▶ Your instructions:
Read the lines that follow and tally those with the word "this"; give the number and nothing else.

# Recorded information start

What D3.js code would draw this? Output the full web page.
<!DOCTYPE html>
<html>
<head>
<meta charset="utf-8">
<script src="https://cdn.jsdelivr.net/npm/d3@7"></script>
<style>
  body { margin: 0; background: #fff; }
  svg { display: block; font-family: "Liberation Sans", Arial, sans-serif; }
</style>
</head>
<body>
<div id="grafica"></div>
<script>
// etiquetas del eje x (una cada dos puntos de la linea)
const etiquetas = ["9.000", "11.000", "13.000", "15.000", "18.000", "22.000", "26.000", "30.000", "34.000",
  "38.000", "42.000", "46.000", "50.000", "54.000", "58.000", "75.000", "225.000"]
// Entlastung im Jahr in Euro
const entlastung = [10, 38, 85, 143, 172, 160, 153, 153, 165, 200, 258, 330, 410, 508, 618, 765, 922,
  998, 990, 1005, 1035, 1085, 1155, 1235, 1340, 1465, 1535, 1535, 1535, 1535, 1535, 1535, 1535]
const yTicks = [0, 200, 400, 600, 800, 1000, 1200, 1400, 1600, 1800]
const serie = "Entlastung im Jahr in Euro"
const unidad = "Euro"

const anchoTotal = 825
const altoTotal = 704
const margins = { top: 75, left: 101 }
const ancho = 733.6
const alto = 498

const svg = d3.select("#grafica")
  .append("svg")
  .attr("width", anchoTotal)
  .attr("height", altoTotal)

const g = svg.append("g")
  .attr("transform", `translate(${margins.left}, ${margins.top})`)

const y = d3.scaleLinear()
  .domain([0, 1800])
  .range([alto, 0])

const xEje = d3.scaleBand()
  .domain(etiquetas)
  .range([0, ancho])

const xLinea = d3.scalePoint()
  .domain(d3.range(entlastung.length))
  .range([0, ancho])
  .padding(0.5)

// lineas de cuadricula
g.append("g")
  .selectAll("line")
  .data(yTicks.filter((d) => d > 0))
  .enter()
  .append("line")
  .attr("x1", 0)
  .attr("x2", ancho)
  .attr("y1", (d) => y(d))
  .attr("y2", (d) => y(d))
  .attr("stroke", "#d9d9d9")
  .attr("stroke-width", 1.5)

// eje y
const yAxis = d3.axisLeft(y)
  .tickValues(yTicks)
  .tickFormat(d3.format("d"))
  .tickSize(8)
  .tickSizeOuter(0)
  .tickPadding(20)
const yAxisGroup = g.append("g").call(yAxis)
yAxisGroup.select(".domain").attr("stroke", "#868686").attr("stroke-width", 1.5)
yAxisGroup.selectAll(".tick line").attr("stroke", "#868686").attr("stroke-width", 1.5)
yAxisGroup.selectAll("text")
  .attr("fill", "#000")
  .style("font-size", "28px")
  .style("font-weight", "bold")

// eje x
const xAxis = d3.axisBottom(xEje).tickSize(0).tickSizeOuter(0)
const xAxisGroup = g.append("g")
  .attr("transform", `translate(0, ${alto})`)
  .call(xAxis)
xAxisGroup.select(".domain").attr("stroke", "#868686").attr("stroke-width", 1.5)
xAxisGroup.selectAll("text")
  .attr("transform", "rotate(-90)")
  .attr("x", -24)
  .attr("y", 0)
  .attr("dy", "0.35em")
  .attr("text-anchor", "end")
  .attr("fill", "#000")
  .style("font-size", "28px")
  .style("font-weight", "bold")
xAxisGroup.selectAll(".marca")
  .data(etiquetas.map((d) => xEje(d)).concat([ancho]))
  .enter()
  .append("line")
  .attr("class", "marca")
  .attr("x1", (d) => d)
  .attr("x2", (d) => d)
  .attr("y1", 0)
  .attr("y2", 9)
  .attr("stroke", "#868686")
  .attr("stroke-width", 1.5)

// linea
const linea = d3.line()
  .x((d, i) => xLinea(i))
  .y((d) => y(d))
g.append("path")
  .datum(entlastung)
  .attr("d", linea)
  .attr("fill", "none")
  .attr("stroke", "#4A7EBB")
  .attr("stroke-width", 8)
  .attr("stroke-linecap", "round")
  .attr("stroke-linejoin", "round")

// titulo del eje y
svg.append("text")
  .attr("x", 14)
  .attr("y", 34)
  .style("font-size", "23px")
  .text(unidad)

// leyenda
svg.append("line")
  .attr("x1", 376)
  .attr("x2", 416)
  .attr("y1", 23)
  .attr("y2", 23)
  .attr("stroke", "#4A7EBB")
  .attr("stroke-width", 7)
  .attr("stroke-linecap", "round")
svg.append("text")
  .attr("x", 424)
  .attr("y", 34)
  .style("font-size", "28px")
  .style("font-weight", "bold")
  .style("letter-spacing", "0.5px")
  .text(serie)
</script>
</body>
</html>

# Recorded information end
# Recorded information start

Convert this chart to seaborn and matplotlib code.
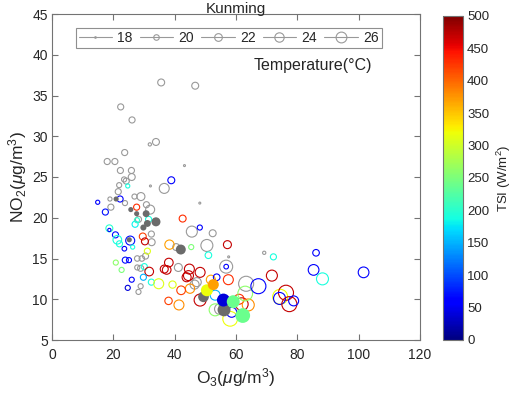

# Recorded information end

▶ The reply:
2